**Source data**
________________________________________

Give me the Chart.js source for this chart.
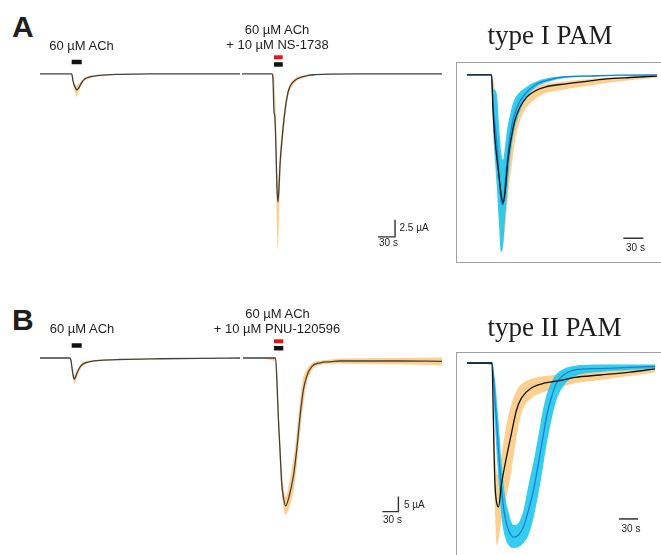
<!DOCTYPE html>
<html>
<head>
<meta charset="utf-8">
<script src="https://cdn.jsdelivr.net/npm/chart.js@4.4.1/dist/chart.umd.min.js"></script>
<style>
  body { margin: 0; background: #fff; }
  #fig { position: relative; width: 661px; height: 555px; overflow: hidden; font-family: "Liberation Sans", Arial, sans-serif; }
  canvas { position: absolute; }
  .t { position: absolute; white-space: nowrap; color: #1e1e1e; }
  .box { position: absolute; border: 1.5px solid #a0a0a0; border-right: none; }
</style>
</head>
<body>
<div id="fig">
  <div class="box" style="left:456px; top:61.5px; width:230px; height:199px;"></div>
  <div class="box" style="left:456px; top:352px; width:230px; height:230px; border-bottom:none;"></div>
  <canvas id="mainA" width="402" height="208" style="left:40px; top:50px;"></canvas>
  <canvas id="mainB" width="402" height="205" style="left:40px; top:335px;"></canvas>
  <canvas id="insetA" width="204" height="200" style="left:457px; top:62px;"></canvas>
  <canvas id="insetB" width="204" height="202" style="left:457px; top:353px;"></canvas>
</div>
<script>
// ---- A: 60 uM ACh alone (time s, current uA) ----
const a1T  = [0, 55, 56.5, 58, 60, 63.5, 65, 67, 70.5, 74, 79, 88, 106, 141, 194, 353];
const a1I  = [0, 0, -0.15, -0.9, -1.6, -2.2, -2.35, -2.2, -1.75, -1.2, -0.75, -0.45, -0.22, -0.07, 0, 0];
const a1Lo = [0, 0, -0.3, -1.0, -2.0, -3.1, -3.4, -2.9, -2.2, -1.5, -1.0, -0.65, -0.35, -0.1, 0, 0];
const a1Hi = [0, 0, -0.05, -0.7, -1.3, -1.6, -1.75, -1.6, -1.3, -0.95, -0.5, -0.28, -0.12, -0.03, 0, 0];

// ---- A: ACh + NS-1738 ----
const a2T  = [356.5, 409.5, 411, 413, 414.5, 416.5, 418, 420, 422, 423.5, 427, 432.5, 437.5, 441, 446.5, 453.5, 462.5, 473, 485, 512, 565, 709.4];
const a2I  = [0, 0, -0.6, -5.6, -6.3, -11.2, -16.3, -18.8, -16.3, -13.4, -9.7, -5.3, -2.8, -1.9, -1.2, -0.75, -0.45, -0.22, -0.12, -0.03, 0, 0];
const a2Lo = [0, 0, -0.9, -2.4, -8.2, -14.9, -22.2, -25.9, -20.7, -16.3, -11.5, -6.5, -3.5, -2.5, -1.6, -1.0, -0.66, -0.37, -0.19, -0.07, 0, 0];
const a2Hi = [0, 0, 0, -0.15, -2.1, -6.8, -12.6, -16.3, -13.4, -11.2, -8.2, -4.3, -2.2, -1.5, -0.88, -0.51, -0.29, -0.15, -0.07, 0, 0, 0];

// ---- B: 60 uM ACh alone ----
const b1T  = [0, 56, 58, 60, 62, 64, 65.5, 69.5, 75, 82.5, 94, 112.5, 150, 225, 300, 375];
const b1I  = [0, 0, -0.7, -3.3, -5.7, -7.0, -6.7, -5.0, -3.0, -1.8, -1.2, -0.8, -0.5, -0.25, -0.1, 0];
const b1Lo = [0, 0, -0.9, -4.5, -6.7, -8.7, -8.3, -6.3, -4.0, -2.3, -1.5, -1.1, -0.7, -0.35, -0.15, 0];
const b1Hi = [0, 0, -0.5, -2.5, -4.7, -5.7, -5.3, -4.0, -2.3, -1.3, -0.85, -0.6, -0.35, -0.15, -0.05, 0];

// ---- B: ACh + PNU-120596 ----
const b2T  = [380.6, 441.6, 444.4, 446.8, 450, 453.2, 456.2, 460.7, 466.9, 474.9, 481.3, 487.5, 493.7, 500, 509.4, 525, 546.9, 562.5, 675, 753.8];
const b2I  = [0, 0, -8.3, -19.6, -30.7, -41.7, -46.2, -49.3, -46.2, -39.6, -30.7, -19.6, -10.7, -6.2, -2.9, -1.6, -1.2, -1.0, -1.0, -1.1];
const b2Lo = [0, -1, -13, -24, -35, -45, -49.5, -52.3, -50, -45, -36.5, -25.5, -15.5, -8.8, -4.2, -2.4, -2.0, -1.9, -2.1, -2.4];
const b2Hi = [0, 0, -4, -15, -26, -37, -42.5, -46.3, -42, -34, -25, -14, -6.5, -3.8, -1.8, -0.9, -0.5, -0.2, 0, 0.2];

// drug application bars [start s, end s]
const achBarA = [55.9, 73.6];
const pamBarA = [412.9, 428.3];
const achBarB = [59.4, 78.2];
const pamBarB = [438.8, 456.2];

// ---- type I PAM inset (normalised current) ----
const iaKT  = [0, 36.75, 39, 40.5, 43.5, 48, 51, 54, 57, 61.5, 66.75, 72, 79.5, 90, 102, 117, 139.5, 159, 184.5, 210, 244.5, 285];
const iaK   = [0, 0, -0.194, -0.289, -0.417, -0.561, -0.656, -0.711, -0.656, -0.472, -0.344, -0.25, -0.178, -0.122, -0.089, -0.067, -0.053, -0.044, -0.033, -0.022, -0.014, -0.006];
const iaOT  = [36.75, 39, 42, 45, 48, 51, 52.5, 55.5, 58.5, 63, 67.5, 72, 79.5, 90, 102, 117, 139.5, 159, 184.5, 210, 244.5, 285];
const iaOLo = [0, -0.111, -0.361, -0.556, -0.722, -0.889, -0.944, -0.917, -0.8, -0.62, -0.49, -0.37, -0.255, -0.178, -0.135, -0.102, -0.085, -0.072, -0.058, -0.044, -0.03, -0.016];
const iaOHi = [0, -0.017, -0.083, -0.194, -0.333, -0.472, -0.528, -0.528, -0.417, -0.306, -0.222, -0.167, -0.122, -0.089, -0.067, -0.05, -0.039, -0.031, -0.022, -0.014, -0.008, -0.003];
const iaCT  = [0, 36.75, 39, 42, 45, 48, 51, 54, 57, 60, 64.5, 69, 76.5, 87, 102, 121.5, 147, 184.5, 229.5, 285];
const iaC   = [0, 0, -0.167, -0.278, -0.389, -0.556, -0.694, -0.722, -0.611, -0.483, -0.344, -0.25, -0.167, -0.106, -0.056, -0.028, -0.011, -0.006, -0.001, 0];
const iaCLo = [0, 0, -0.289, -0.472, -0.639, -0.833, -0.983, -0.956, -0.806, -0.667, -0.472, -0.344, -0.233, -0.139, -0.072, -0.039, -0.017, -0.008, -0.003, 0];
const iaCHi = [0, 0, -0.072, -0.083, -0.111, -0.278, -0.417, -0.472, -0.4, -0.306, -0.222, -0.156, -0.106, -0.072, -0.039, -0.017, -0.006, -0.003, 0, 0];

// ---- type II PAM inset ----
const ibKT  = [0, 39.5, 41.05, 42.6, 44.2, 46.6, 49.7, 54.5, 62.4, 70.3, 78.2, 86.1, 101.8, 123.2, 143.7, 170.5, 210, 257.4, 296.9];
const ibK   = [0, 0, -0.2, -0.47, -0.659, -0.751, -0.778, -0.654, -0.508, -0.378, -0.254, -0.189, -0.135, -0.108, -0.097, -0.078, -0.065, -0.049, -0.032];
const ibOT  = [39.5, 41.05, 42.6, 44.2, 46.6, 49.7, 54.5, 62.4, 70.3, 78.2, 86.1, 101.8, 123.2, 143.7, 170.5, 210, 257.4, 296.9];
const ibOLo = [0, -0.308, -0.578, -0.795, -0.984, -0.957, -0.849, -0.72, -0.58, -0.4, -0.27, -0.19, -0.155, -0.135, -0.11, -0.092, -0.07, -0.052];
const ibOHi = [0, -0.092, -0.308, -0.47, -0.578, -0.605, -0.497, -0.33, -0.22, -0.15, -0.115, -0.085, -0.07, -0.062, -0.048, -0.038, -0.026, -0.014];
const ibCT  = [0, 39.5, 44.2, 49.7, 54.5, 60, 65.5, 73.4, 81.3, 89.2, 97.1, 105, 112.9, 119.2, 125.5, 133.4, 141.3, 152.4, 168.2, 210, 257.4, 296.9];
const ibC   = [0, 0, -0.2, -0.47, -0.686, -0.832, -0.903, -0.941, -0.93, -0.886, -0.795, -0.686, -0.541, -0.416, -0.292, -0.184, -0.108, -0.065, -0.038, -0.03, -0.024, -0.019];
const ibCLo = [0, -0.011, -0.335, -0.632, -0.832, -0.941, -0.984, -1.0, -0.995, -0.973, -0.93, -0.838, -0.703, -0.578, -0.443, -0.308, -0.2, -0.124, -0.076, -0.049, -0.038, -0.03];
const ibCHi = [0, 0, -0.092, -0.308, -0.535, -0.714, -0.805, -0.876, -0.865, -0.795, -0.659, -0.535, -0.389, -0.265, -0.173, -0.103, -0.059, -0.032, -0.016, -0.008, -0.008, -0.008];

const ORANGE = 'rgba(253,200,125,0.85)';
const CYAN = 'rgba(35,200,238,0.92)';
const BLUE = '#1a7fd6';
const TRACE = '#404040';

const pts = (t, v) => t.map((x, i) => ({ x: x, y: v[i] }));

function line(t, v, color, width, order) {
  return { data: pts(t, v), borderColor: color, borderWidth: width, pointRadius: 0,
           fill: false, order: order, cubicInterpolationMode: 'monotone' };
}
function band(t, lo, hi, color, order) {
  return [
    { data: pts(t, lo), borderColor: 'transparent', borderWidth: 0, pointRadius: 0,
      fill: false, order: order, cubicInterpolationMode: 'monotone' },
    { data: pts(t, hi), borderColor: 'transparent', borderWidth: 0, pointRadius: 0,
      fill: '-1', backgroundColor: color, order: order, cubicInterpolationMode: 'monotone' }
  ];
}
function straight(t, v, color, width) {
  return { data: pts(t, v), borderColor: color, borderWidth: width, pointRadius: 0,
           fill: false, order: 0, tension: 0, borderCapStyle: 'butt' };
}

function draw(id, xr, yr, datasets) {
  new Chart(document.getElementById(id), {
    type: 'line',
    data: { datasets: datasets },
    options: {
      responsive: false,
      animation: false,
      events: [],
      layout: { padding: 0 },
      scales: {
        x: { type: 'linear', min: xr[0], max: xr[1], display: false },
        y: { type: 'linear', min: yr[0], max: yr[1], display: false }
      },
      plugins: { legend: { display: false }, tooltip: { enabled: false } }
    }
  });
}

// panel A traces
draw('mainA', [0, 709.4], [-27, 3.5], [
  line(a1T, a1I, TRACE, 1.3, 0),
  line(a2T, a2I, TRACE, 1.3, 0),
  ...band(a1T, a1Lo, a1Hi, ORANGE, 3),
  ...band(a2T, a2Lo, a2Hi, ORANGE, 3),
  straight(achBarA, [1.74, 1.74], '#111', 4.5),
  straight(pamBarA, [2.43, 2.43], '#e8121b', 4),
  straight(pamBarA, [1.38, 1.38], '#111', 4.5),
  straight([596.5, 626.5, 626.5], [-23.9, -23.9, -21.4], '#333', 1.4)
]);

// panel B traces
draw('mainB', [0, 753.75], [-60.67, 7.67], [
  line(b1T, b1I, TRACE, 1.3, 0),
  line(b2T, b2I, TRACE, 1.3, 0),
  ...band(b1T, b1Lo, b1Hi, ORANGE, 3),
  ...band(b2T, b2Lo, b2Hi, ORANGE, 3),
  straight(achBarB, [4.17, 4.17], '#111', 4.5),
  straight(pamBarB, [5.57, 5.57], '#e8121b', 4),
  straight(pamBarB, [3.27, 3.27], '#111', 4.5),
  straight([642, 672, 672], [-51.2, -51.2, -46.2], '#333', 1.4)
]);

// type I PAM overlay
draw('insetA', [-15, 291], [-1.039, 0.072], [
  line(iaKT, iaK, '#111', 1.3, 0),
  line(iaCT, iaC, BLUE, 1.3, 1),
  ...band(iaCT, iaCLo, iaCHi, CYAN, 2),
  ...band(iaOT, iaOLo, iaOHi, ORANGE, 3),
  straight([234.5, 264.5], [-0.907, -0.907], '#333', 1.5)
]);

// type II PAM overlay
draw('insetB', [-15.8, 306.3], [-1.038, 0.054], [
  line(ibKT, ibK, '#111', 1.3, 0),
  line(ibCT, ibC, BLUE, 1.3, 1),
  ...band(ibCT, ibCLo, ibCHi, CYAN, 2),
  ...band(ibOT, ibOLo, ibOHi, ORANGE, 3),
  straight([240, 270], [-0.843, -0.843], '#333', 1.5)
]);

// text, placed by baseline
const fig = document.getElementById('fig');
function txt(s, x, base, size, opt) {
  opt = opt || {};
  const serif = !!opt.serif;
  const d = document.createElement('div');
  d.className = 't';
  d.textContent = s;
  d.style.fontSize = size + 'px';
  d.style.lineHeight = size + 'px';
  if (serif) d.style.fontFamily = '"Liberation Serif", "Times New Roman", serif';
  if (opt.bold) d.style.fontWeight = 'bold';
  d.style.top = (base - size * (serif ? 0.8375 : 0.8465)) + 'px';
  d.style.left = x + 'px';
  if (opt.center) d.style.transform = 'translateX(-50%)';
  fig.appendChild(d);
}
txt('A', 12, 37, 30, { bold: true });
txt('B', 12, 330, 30, { bold: true });
txt('60 µM ACh', 81.5, 50, 13, { center: true });
txt('60 µM ACh', 277, 34, 13, { center: true });
txt('+ 10 µM NS-1738', 277.5, 49, 13, { center: true });
txt('60 µM ACh', 82, 333, 13, { center: true });
txt('60 µM ACh', 277.5, 318, 13, { center: true });
txt('+ 10 µM PNU-120596', 277, 333, 13, { center: true });
txt('2.5 µA', 399.5, 231, 10);
txt('30 s', 379, 246.5, 10);
txt('5 µA', 404, 508, 10);
txt('30 s', 383, 523, 10);
txt('type I PAM', 550, 44.5, 27, { serif: true, center: true });
txt('type II PAM', 554.5, 337, 27, { serif: true, center: true });
txt('30 s', 635.5, 251, 10, { center: true });
txt('30 s', 631, 532, 10, { center: true });
</script>
</body>
</html>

________________________________________

**Aim of the task**
Transcribe the opening line of the listing above, please, and every line after it through the line with "-0.07, 0, 0, 0];", word for word, without pictures.

**Task response**
Give me the Chart.js source for this chart.
<!DOCTYPE html>
<html>
<head>
<meta charset="utf-8">
<script src="https://cdn.jsdelivr.net/npm/chart.js@4.4.1/dist/chart.umd.min.js"></script>
<style>
  body { margin: 0; background: #fff; }
  #fig { position: relative; width: 661px; height: 555px; overflow: hidden; font-family: "Liberation Sans", Arial, sans-serif; }
  canvas { position: absolute; }
  .t { position: absolute; white-space: nowrap; color: #1e1e1e; }
  .box { position: absolute; border: 1.5px solid #a0a0a0; border-right: none; }
</style>
</head>
<body>
<div id="fig">
  <div class="box" style="left:456px; top:61.5px; width:230px; height:199px;"></div>
  <div class="box" style="left:456px; top:352px; width:230px; height:230px; border-bottom:none;"></div>
  <canvas id="mainA" width="402" height="208" style="left:40px; top:50px;"></canvas>
  <canvas id="mainB" width="402" height="205" style="left:40px; top:335px;"></canvas>
  <canvas id="insetA" width="204" height="200" style="left:457px; top:62px;"></canvas>
  <canvas id="insetB" width="204" height="202" style="left:457px; top:353px;"></canvas>
</div>
<script>
// ---- A: 60 uM ACh alone (time s, current uA) ----
const a1T  = [0, 55, 56.5, 58, 60, 63.5, 65, 67, 70.5, 74, 79, 88, 106, 141, 194, 353];
const a1I  = [0, 0, -0.15, -0.9, -1.6, -2.2, -2.35, -2.2, -1.75, -1.2, -0.75, -0.45, -0.22, -0.07, 0, 0];
const a1Lo = [0, 0, -0.3, -1.0, -2.0, -3.1, -3.4, -2.9, -2.2, -1.5, -1.0, -0.65, -0.35, -0.1, 0, 0];
const a1Hi = [0, 0, -0.05, -0.7, -1.3, -1.6, -1.75, -1.6, -1.3, -0.95, -0.5, -0.28, -0.12, -0.03, 0, 0];

// ---- A: ACh + NS-1738 ----
const a2T  = [356.5, 409.5, 411, 413, 414.5, 416.5, 418, 420, 422, 423.5, 427, 432.5, 437.5, 441, 446.5, 453.5, 462.5, 473, 485, 512, 565, 709.4];
const a2I  = [0, 0, -0.6, -5.6, -6.3, -11.2, -16.3, -18.8, -16.3, -13.4, -9.7, -5.3, -2.8, -1.9, -1.2, -0.75, -0.45, -0.22, -0.12, -0.03, 0, 0];
const a2Lo = [0, 0, -0.9, -2.4, -8.2, -14.9, -22.2, -25.9, -20.7, -16.3, -11.5, -6.5, -3.5, -2.5, -1.6, -1.0, -0.66, -0.37, -0.19, -0.07, 0, 0];
const a2Hi = [0, 0, 0, -0.15, -2.1, -6.8, -12.6, -16.3, -13.4, -11.2, -8.2, -4.3, -2.2, -1.5, -0.88, -0.51, -0.29, -0.15, -0.07, 0, 0, 0];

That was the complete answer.